Satellite Distributed Movies Set to Emerge in 2007

While the technology has been talked about for years, many experts are positioning 2007 as the year that digital movies and satellite distribution of box-office blockbusters take flight. Working in conjunction with Warner Bros. Entertainment and Universal Pictures, Digital Cinema Implementation Partners (made up of big name theater companies AMC, Cinemark and Regal) is working to "use satellite and broadband delivery systems to beam digital films directly to theaters, rather than have them copied onto hard drives and delivered by hand, as they usually are now."

While the theater chains and studios are looking at the technology as a great way to decrease the likelihood of piracy (the theory being that encrypted satellite transmissions would mean fewer hands are on the prints), it could also mean improved access to popular films and big screen showings of smaller films that struggle for an audience large enough to usually get them.
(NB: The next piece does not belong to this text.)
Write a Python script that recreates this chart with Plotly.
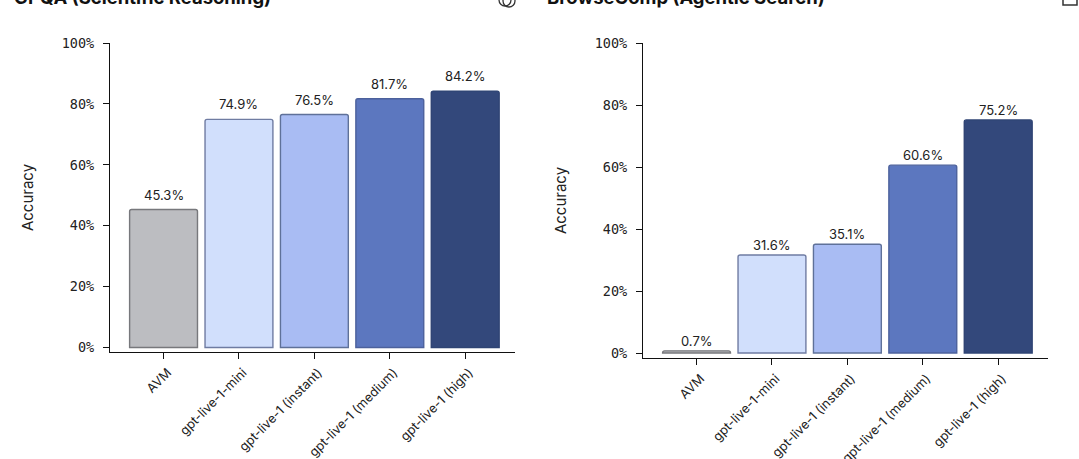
import plotly.graph_objects as go

W, H = 1079, 459
# the titles run off the top of the page, so the figure starts above it
TOP = 12

categories = ["AVM", "gpt-live-1-mini", "gpt-live-1 (instant)", "gpt-live-1 (medium)", "gpt-live-1 (high)"]
gpqa_values = [45.3, 74.9, 76.5, 81.7, 84.2]
browse_values = [0.7, 31.6, 35.1, 60.6, 75.2]
y_ticks = [0, 20, 40, 60, 80, 100]
y_tick_labels = ["0%", "20%", "40%", "60%", "80%", "100%"]

fills = ["#bcbdc1", "#d1dffc", "#a9bcf3", "#5c77bf", "#33487b"]
edges = ["#77787c", "#6f7ca2", "#5f7199", "#4c619c", "#2f4474"]


def px_x(p):
    return p / W


def px_y(p):
    return 1 - (p + TOP) / (H + TOP)


fig = go.Figure()

for values, xa, ya in [(gpqa_values, "x", "y"), (browse_values, "x2", "y2")]:
    fig.add_trace(go.Bar(
        x=categories, y=values, xaxis=xa, yaxis=ya, width=0.9,
        marker=dict(color=fills, line=dict(color=edges, width=1.4), cornerradius=2),
        showlegend=False, hoverinfo="skip",
    ))

annotations = []
for values, xa, ya, shift in [(gpqa_values, "x", "y", 15), (browse_values, "x2", "y2", 10)]:
    for c, v in zip(categories, values):
        annotations.append(dict(
            x=c, y=v, xref=xa, yref=ya, text=f"{v}%", showarrow=False, yshift=shift,
            font=dict(family="Inter", size=13, color="#222222"),
        ))

for label, left in [("GPQA (Scientific Reasoning)", 14), ("BrowseComp (Agentic Search)", 547)]:
    annotations.append(dict(
        x=px_x(left), y=px_y(-3), xref="paper", yref="paper", xanchor="left", yanchor="middle",
        xshift=-2, text=f"<b>{label}</b>", showarrow=False,
        font=dict(family="Inter", size=18.5, color="#111111"),
    ))

axis_common = dict(showline=True, linecolor="#111111", linewidth=1.3, ticks="outside",
                   tickcolor="#111111", ticklen=6, tickwidth=1.2, showgrid=False, zeroline=False,
                   automargin=False)
x_font = dict(family="Inter", size=12.8, color="#222222")
y_font = dict(family="DejaVu Sans Mono", size=13.5, color="#222222")
title_font = dict(family="Inter", size=15, color="#222222")

fig.update_layout(
    width=W, height=H + TOP, margin=dict(l=0, r=0, t=0, b=0),
    paper_bgcolor="white", plot_bgcolor="white", font=dict(family="Inter"),
    annotations=annotations,
    xaxis=dict(domain=[px_x(110), px_x(515)], range=[-0.71, 4.66], anchor="y",
               tickangle=-45, tickfont=x_font, ticklabelstandoff=1, ticklabelshift=4, **axis_common),
    yaxis=dict(domain=[px_y(352), px_y(43)], range=[-1.5, 100], anchor="x",
               tickvals=y_ticks, ticktext=y_tick_labels, tickfont=y_font, ticklabelstandoff=6,
               title=dict(text="Accuracy", font=title_font, standoff=24), **axis_common),
    xaxis2=dict(domain=[px_x(643), px_x(1048)], range=[-0.71, 4.66], anchor="y2",
                tickangle=-45, tickfont=x_font, ticklabelstandoff=1, ticklabelshift=4, **axis_common),
    yaxis2=dict(domain=[px_y(358), px_y(43)], range=[-1.6, 100], anchor="x2",
                tickvals=y_ticks, ticktext=y_tick_labels, tickfont=y_font, ticklabelstandoff=6,
                title=dict(text="Accuracy", font=title_font, standoff=24), **axis_common),
    shapes=[
        dict(type="circle", xref="paper", yref="paper", x0=px_x(499), x1=px_x(511), y0=px_y(6), y1=px_y(-6),
             line=dict(color="#333333", width=1.3)),
        dict(type="circle", xref="paper", yref="paper", x0=px_x(503), x1=px_x(515), y0=px_y(7), y1=px_y(-5),
             line=dict(color="#333333", width=1.3)),
        dict(type="rect", xref="paper", yref="paper", x0=px_x(1063), x1=px_x(1077), y0=px_y(5), y1=px_y(-9),
             line=dict(color="#333333", width=1.5)),
    ],
)

fig.write_html("out.html", config={"displayModeBar": False},
               post_script=f"document.body.style.margin='-{TOP}px 0 0 0'")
As the AP article about the technology notes that satelite distribution,

"would give U.S. theater operators the flexibility to put a popular movie on an extra screen as quickly as the demand arises… At the same time, theater operators could stop showing a surprisingly unpopular film and even book an art-house film with a small but devoted audience for a day or two."

While Variety and Hollywood are explicitly concerned with the digital cinema’s implications for the US market, the Hindustan Times points out that the technology may be even more welcome throughout the developing world where, although movie theaters are plentiful (with over 12,500 movie houses throughout India alone), the relatively small number of "prints" (sometimes only 500) available of any given film arbitrarily limits distribution.